My mother was a great encourager and supporter of many people, spurring them on to try the things they were only dreaming of. I was one of the beneficiaries of her encouragement and support and from her I took at least three things that directly helped build my business.
The first thing she modeled for me was her willingness to try almost anything. Trying was an adventure and fun and sometimes was met with horrible or hilarious results. A dark-haired brunette, Mom decided she really wanted red hair like mine about the time I was 5. She barricaded herself in the bathroom with supplies and came out a few hours later to display a full head of shocking, hot-pink hair. I remember her running through the house yelling, “What am I going to do?” while I stared at her open-mouthed. Her trying to become a red head like me was a horrible failure but I learned from that and many other experiences with her that willingness to try was important. I learned to be fearless in business, willing to try and fail and try again.
A second thing I learned from Mom was the discipline of practice and study. Mom was an expert crafter of silk flowers, a Master Gardener who raised prize dahlias, a very talented seamstress, and a masterful furniture refinisher. She became all those things from hours and hours of practice and study. For me the discipline of practice and study started with piano and later other instruments. Watching her, I realized that mastery and success came with being disciplined enough to do the work. Years later when I had to buckle down and learn the technology behind online marketing that discipline served me well.
Commitment is the third thing I learned from Mom. Every project she took on was met with a full-on commitment that carried results. If she volunteered to be President of the Band Parents she flung herself into it and created a whirlwind of fund raising activities that allowed the high school band I played in to go to parades and bowl games across the country. If she took on reorganizing my brother's elementary school library there was no stopping until the library shelves gleamed and every book was in order.

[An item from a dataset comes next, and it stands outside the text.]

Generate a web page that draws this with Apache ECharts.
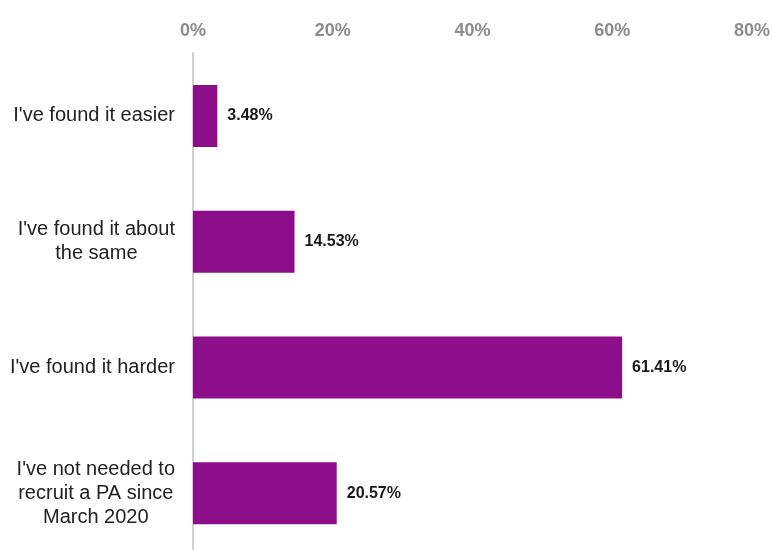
<!DOCTYPE html>
<html>
<head>
<meta charset="utf-8">
<script src="https://cdn.jsdelivr.net/npm/echarts@6/dist/echarts.min.js"></script>
<style>
  html, body { margin: 0; padding: 0; background: #ffffff; }
  #chart { width: 772px; height: 550px; }
</style>
</head>
<body>
<div id="chart"></div>
<script>
// Responses: change in difficulty recruiting a PA
const categories = [
  "I've found it easier",
  "I've found it about\nthe same",
  "I've found it harder",
  "I've not needed to\nrecruit a PA since\nMarch 2020"
];
const shares = [3.48, 14.53, 61.41, 20.57];
const axisMax = 80;
const axisStep = 20;

const labelFont = 'Liberation Sans, Arial, sans-serif';

const chart = echarts.init(document.getElementById('chart'), null, { renderer: 'canvas' });

chart.setOption({
  animation: false,
  backgroundColor: '#ffffff',
  grid: {
    left: 193, right: 20, top: 53, height: 503,
    containLabel: false,
    outerBoundsMode: 'none'
  },
  xAxis: {
    type: 'value',
    position: 'top',
    min: 0,
    max: axisMax,
    interval: axisStep,
    axisLine: { show: false },
    axisTick: { show: false },
    splitLine: { show: false },
    axisLabel: {
      formatter: '{value}%',
      color: '#8c8c8c',
      fontFamily: labelFont,
      fontWeight: 'bold',
      fontSize: 18,
      margin: 13
    }
  },
  yAxis: {
    type: 'category',
    inverse: true,
    data: categories,
    axisLine: { show: true, lineStyle: { color: '#d0d0d0', width: 2 } },
    axisTick: { show: false },
    axisLabel: {
      align: 'right',
      margin: 18,
      // each line centred within the label block, block right-aligned to the axis
      formatter: v => v.split('\n').map(line => '{c|' + line + '}').join('\n'),
      rich: {
        c: {
          align: 'center',
          color: '#222222',
          fontFamily: labelFont,
          fontSize: 20,
          lineHeight: 24
        }
      }
    }
  },
  series: [{
    type: 'bar',
    data: shares,
    barWidth: 62,
    itemStyle: { color: '#8c0e8b' },
    label: {
      show: true,
      position: 'right',
      distance: 10,
      formatter: p => p.value.toFixed(2) + '%',
      color: '#1a1a1a',
      fontFamily: labelFont,
      fontWeight: 'bold',
      fontSize: 16
    }
  }]
});
</script>
</body>
</html>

She taught me through her own actions to put my head down into a project and get it done no matter what it took. Years later I wanted to quit a dozen times before I published my first book, but her strong commitment to finishing what you started popped up in me and has now led me to publish 3 Amazon Kindle best sellers.
From time to time I hear my buddies in the online industry talk about the legacy they want to leave. In a previous post I wrote of the legacy of Edith Flagg. My mom left a legacy of practices, habits and encouragement that helped build my business and taught me to encourage others to do the same. I would be honored to leave a legacy half as big as that. This post is a love note to Mom for a lifetime of encouraging and teaching others through her own actions. There is no stronger legacy.